When this pattern continues, balances can grow quickly and become harder to pay off. Interest charges may also increase the total amount owed, making it more difficult to catch up. If you find yourself depending on credit just to get through the month, it may be time to review your spending and make adjustments.
Struggling to Make Minimum Payments
Another clear sign of trouble is difficulty making even the minimum payments on your accounts. Minimum payments are designed to keep your account in good standing, but they do not reduce your balance quickly. If making these payments feels like a strain, it suggests that your debt level may be too high.
Missing payments or paying late can also harm your credit score and lead to additional fees. Over time, this creates a cycle that becomes harder to break. Staying current on payments is important, so if you are falling behind, it is a signal that your borrowing may need to be reduced or restructured.
Balances That Continue to Grow
If your total debt keeps increasing instead of decreasing, it is a strong sign that borrowing is becoming a problem. This can happen when new charges are added faster than payments are made. Even if you are making regular payments, growing balances mean you are not moving in the right direction.
This situation can feel manageable at first, but it often leads to long-term debt that is difficult to control. Watching your balances closely can help you spot this issue early. If you notice steady growth, it may be time to pause new borrowing and focus on reducing what you already owe.
Using New Debt to Pay Off Old Debt
Taking on new debt to pay off existing balances can sometimes be part of a strategy, but it can also be a warning sign if it becomes a habit. For example, using one credit card to pay another or taking out a loan to cover ongoing expenses may indicate deeper financial strain.
This pattern can create a cycle where debt is never fully paid off, only moved around. Over time, it can increase the total amount owed and make it harder to track your obligations. If you find yourself relying on new borrowing to manage old debt, it may be time to look for more stable solutions.
Feeling Stress or Avoiding Financial Information
Your emotional response to your finances can also be an important signal. Feeling stressed, overwhelmed, or anxious about your debt is a common sign that borrowing may be getting out of control. Some people may even avoid checking their balances or opening bills because they are worried about what they will see.
Avoiding your financial situation can make problems worse over time. Staying aware of your accounts is important for making informed decisions. If you notice that your debt is causing stress or leading you to ignore important information, it may be time to take a closer look and make changes.
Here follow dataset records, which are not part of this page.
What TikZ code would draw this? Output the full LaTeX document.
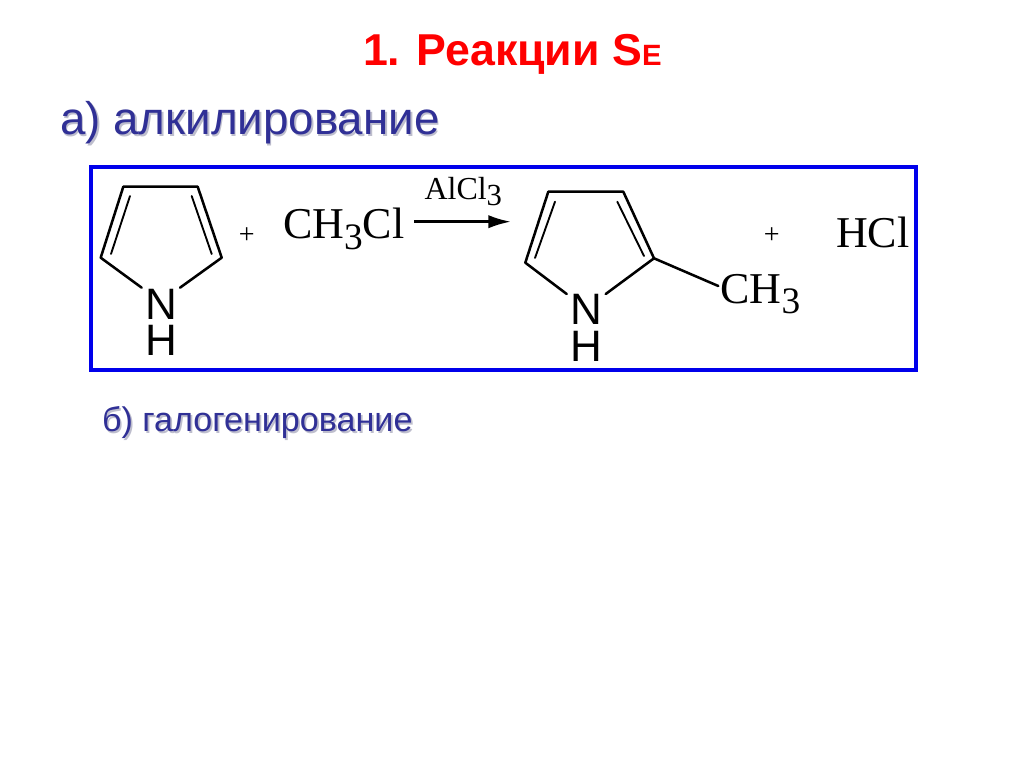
\documentclass[tikz,border=0pt]{standalone}
\usepackage{fontspec}
\setmainfont{Liberation Serif}
\newfontfamily\lsans{Liberation Sans}
\usetikzlibrary{arrows.meta}
\definecolor{navyt}{RGB}{48,48,150}
\definecolor{shadowt}{RGB}{190,190,205}
\definecolor{boxblue}{RGB}{0,0,235}
\newcommand{\shadowed}[1]{\rlap{\hspace{1.3pt}\raisebox{-1.6pt}{\textcolor{shadowt}{#1}}}\textcolor{navyt}{#1}}
\newcommand{\subthree}{\raisebox{-8pt}{\fontsize{28}{30}\selectfont 3}}
\tikzset{
 lbl/.style={inner sep=0pt,outer sep=0pt,anchor=base west},
 atom/.style={inner sep=0pt,outer sep=0pt,anchor=base,align=center,font=\lsans\fontsize{33}{27.4}\selectfont},
 bond/.style={line width=1.9pt,line cap=round,line join=round},
 inner/.style={line width=1.4pt,line cap=round},
 chem/.style={lbl,font=\fontsize{33}{40}\selectfont},
 plus/.style={inner sep=0pt,outer sep=0pt,anchor=center,font=\fontsize{21}{24}\selectfont},
 head/.style={lbl,font=\lsans\bfseries\fontsize{33.5}{40}\selectfont,text=red},
 suba/.style={lbl,font=\lsans\fontsize{34.3}{40}\selectfont},
 subb/.style={lbl,font=\lsans\fontsize{25.6}{30}\selectfont}
}
\begin{document}
\begin{tikzpicture}[x=0.75pt,y=-0.75pt]
\useasboundingbox[fill=white] (0,0) rectangle (1024,767);
% headings
\node[head] (title) at (363,66) {1. Реакции S{\fontsize{22}{24}\selectfont E}};
\node[suba] (subaT) at (60,134) {\shadowed{а) алкилирование}};
\node[subb] (subbT) at (102,431) {\shadowed{б) галогенирование}};
% frame
\node[draw=boxblue,line width=3pt,inner sep=0pt,outer sep=0pt,minimum width=618.75pt,minimum height=151.9pt,anchor=center] (frame) at (503.3,268.75) {};
% pyrrole
\coordinate (a1) at (123.3,186.7);
\coordinate (a2) at (197.7,186.7);
\coordinate (a3) at (221.7,257.7);
\coordinate (a4) at (100.7,257.7);
\coordinate (a5) at (141.7,287.7);
\coordinate (a6) at (180,287.7);
\coordinate (a7) at (130,196);
\coordinate (a8) at (111,254);
\coordinate (a9) at (191.7,196);
\coordinate (a10) at (211.7,254);
\draw[bond] (a5) -- (a4) -- (a1) -- (a2) -- (a3) -- (a6);
\draw[inner] (a7) -- (a8);
\draw[inner] (a9) -- (a10);
\node[atom,anchor=north] (n1) at (161.7,289) {N\\H};
\node[plus] (p1) at (246.7,235.5) {+};
\node[chem] (ch3cl) at (283,238.5) {CH\subthree Cl};
\node[lbl,font=\fontsize{24}{30}\selectfont] (alcl) at (424.5,199.3) {AlCl\raisebox{-5pt}{\fontsize{23}{26}\selectfont 3}};
\coordinate (arrL) at (414,221.7);
\coordinate (arrR) at (511,221.7);
\draw[line width=2pt,-{Latex[length=17pt,width=10pt]}] (arrL) -- (arrR);
% methylpyrrole
\coordinate (b1) at (548.3,191.7);
\coordinate (b2) at (623.3,191.7);
\coordinate (b3) at (654,258.3);
\coordinate (b4) at (525.3,262.7);
\coordinate (b5) at (566.7,294);
\coordinate (b6) at (605.7,294);
\coordinate (b7) at (555,201.7);
\coordinate (b8) at (535,258);
\coordinate (b9) at (617.3,201.7);
\coordinate (b10) at (644,256);
\coordinate (b11) at (718.3,286);
\draw[bond] (b5) -- (b4) -- (b1) -- (b2) -- (b3) -- (b6);
\draw[bond] (b3) -- (b11);
\draw[inner] (b7) -- (b8);
\draw[inner] (b9) -- (b10);
\node[atom,anchor=north] (n2) at (586.7,294.5) {N\\H};
\node[chem] (ch3) at (720.5,303.3) {CH\subthree};
\node[plus] (p2) at (771.7,235.5) {+};
\node[chem] (hcl) at (836,247) {HCl};
\end{tikzpicture}
\end{document}
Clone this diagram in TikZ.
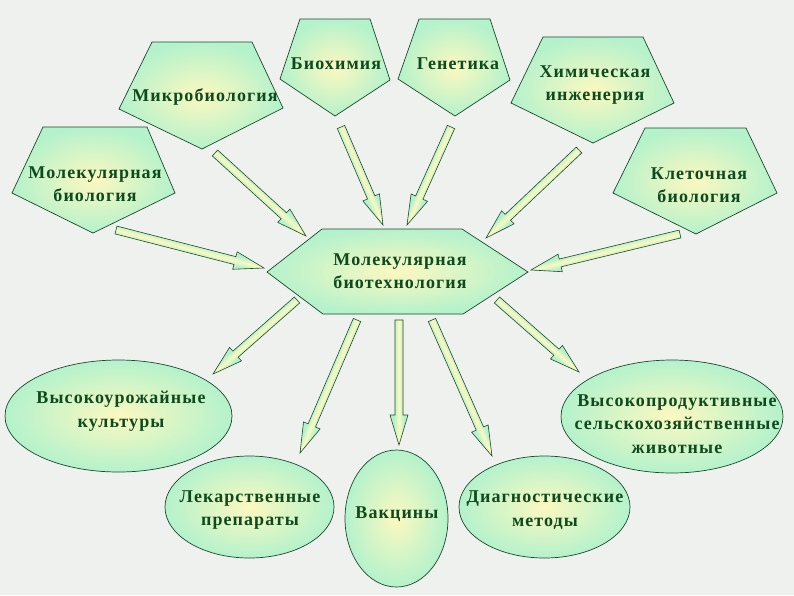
\documentclass[tikz,border=0pt]{standalone}
\usepackage{fontspec}
\setmainfont{Liberation Serif}[LetterSpace=6]
\usetikzlibrary{calc,shapes.geometric}
\definecolor{bgc}{HTML}{EEF1ED}
\definecolor{mint}{HTML}{B4F2CC}
\definecolor{cream}{HTML}{FCF8C0}
\definecolor{edgec}{HTML}{1C4A28}
\definecolor{textg}{HTML}{0F4A1F}
\pgfdeclareverticalshading{arrowgrad}{100bp}{color(0bp)=(mint); color(36bp)=(mint);
  color(50bp)=(cream); color(64bp)=(mint); color(100bp)=(mint)}

% block arrow between two named coordinates
\makeatletter
\newcommand\blockarrow[2]{%
  \pgfpointdiff{\pgfpointanchor{#1}{center}}{\pgfpointanchor{#2}{center}}%
  \pgf@xa=\pgf@x \pgf@ya=\pgf@y
  \pgfmathsetmacro\arlen{veclen(\pgf@xa,\pgf@ya)}%
  \pgfmathsetmacro\arang{atan2(\pgf@ya,\pgf@xa)}%
  \pgfmathsetmacro\arneck{\arlen-30}%
  \begin{scope}[transform canvas={shift={(#1)},rotate=\arang}]
    \shade[arrowshade] (0pt,4pt) -- (\arneck pt,4pt) -- (\arneck pt,9pt) -- (\arlen pt,0pt)
      -- (\arneck pt,-9pt) -- (\arneck pt,-4pt) -- (0pt,-4pt) -- cycle;
  \end{scope}}
\makeatother

\begin{document}
\begin{tikzpicture}[x=1pt,y=-1pt,font=\bfseries\fontsize{18}{23.5}\selectfont,
  shapefill/.style={draw=edgec,line width=0.7pt,inner color=cream,outer color=mint},
  lbl/.style={text=textg,align=center,inner sep=0pt},
  oval/.style={ellipse,shapefill,inner sep=0pt},
  arrowshade/.style={draw=edgec,line width=0.6pt,shading=arrowgrad}]
\useasboundingbox (0,0) rectangle (794,595);
\fill[bgc] (0,0) rectangle (794,595);
% pentagons of the source fields
\path[shapefill] (43,127) -- (147,127) -- (175,193) -- (93,233) -- (12,193) -- cycle;
\path[shapefill] (152,42) -- (252,42) -- (283,108) -- (202,149) -- (119,109) -- cycle;
\path[shapefill] (300,19) -- (370,19) -- (390,80) -- (335,116) -- (280,79) -- cycle;
\path[shapefill] (419,19) -- (490,19) -- (510,80) -- (455,116) -- (398,79) -- cycle;
\path[shapefill] (543,37) -- (643,37) -- (674,103) -- (593,143) -- (511,103) -- cycle;
\path[shapefill] (645,128) -- (746,128) -- (777,193) -- (696,234) -- (613,193) -- cycle;
\node[lbl] (molbio) at (95,184) {Молекулярная\\биология};
\node[lbl] (microbio) at (205,97) {Микробиология};
\node[lbl] (biochem) at (336,64) {Биохимия};
\node[lbl] (genetics) at (458,64) {Генетика};
\node[lbl] (chemeng) at (595,85) {Химическая\\инженерия};
\node[lbl] (cellbio) at (699,185) {Клеточная\\биология};
% central hexagon
\path[shapefill] (267,272) -- (322,229) -- (462,229) -- (528,272) -- (463,314) -- (323,314) -- cycle;
\node[lbl] (biotech) at (400,271) {Молекулярная\\биотехнология};
% outcomes
\node[oval,minimum width=227,minimum height=112] (crops) at (118.5,416) {};
\node[oval,minimum width=169,minimum height=102] (drugs) at (249.5,507) {};
\node[oval,minimum width=103,minimum height=137] (vaccines) at (396.5,518.5) {};
\node[oval,minimum width=171,minimum height=102] (diagn) at (544.5,507) {};
\node[oval,minimum width=222,minimum height=113] (animals) at (672,416.5) {};
\node[lbl] (crops-txt) at (121,411) {Высокоурожайные\\культуры};
\node[lbl] (drugs-txt) at (250,510) {Лекарственные\\препараты};
\node[lbl] (vaccines-txt) at (397,514) {Вакцины};
\node[lbl] (diagn-txt) at (545,510) {Диагностические\\методы};
\node[lbl] (animals-txt) at (677,424) {Высокопродуктивные\\сельскохозяйственные\\животные};
% arrows
\foreach \n/\tx/\ty/\hx/\hy in {molbio/116/230/264/268, microbio/215/153/306/236,
  biochem/341/127/383/225, genetics/451/127/407/225, chemeng/579/150/486/238,
  cellbio/680/234/531/270, crops/297/300/213/374, drugs/357/320/300/453,
  vaccines/399/320/399/445, diagn/432/320/492/456, animals/497/300/579/372}{
  \coordinate (\n-t) at (\tx,\ty);
  \coordinate (\n-h) at (\hx,\hy);
  \blockarrow{\n-t}{\n-h}
}
\end{tikzpicture}
\end{document}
Lack of a Clear Repayment Plan
Another warning sign is not having a clear plan for paying off what you owe. Borrowing without a strategy can lead to confusion and missed opportunities to reduce your debt. Without a plan, it is easy to lose track of progress and fall into patterns that keep balances high.
Creating a simple repayment plan can help you stay organized and focused. Even small steps, such as setting a goal to reduce one balance at a time, can make a difference. If you are unsure how you will repay your debt, it is a sign that your borrowing may need to be reassessed.
Taking Action Before Debt Becomes a Problem
Recognizing the warning signs of problematic borrowing is an important step toward protecting your financial well-being. Patterns like growing balances, missed payments, and relying on credit for basic needs can signal that changes are needed. By paying attention to these signs early, you can take steps to regain control and avoid more serious issues.
Taking action does not have to be complicated. Reviewing your budget, reducing new borrowing, and focusing on repayment can help you move in a better direction. With awareness and consistent effort, you can manage your debt more effectively and build a stronger financial future.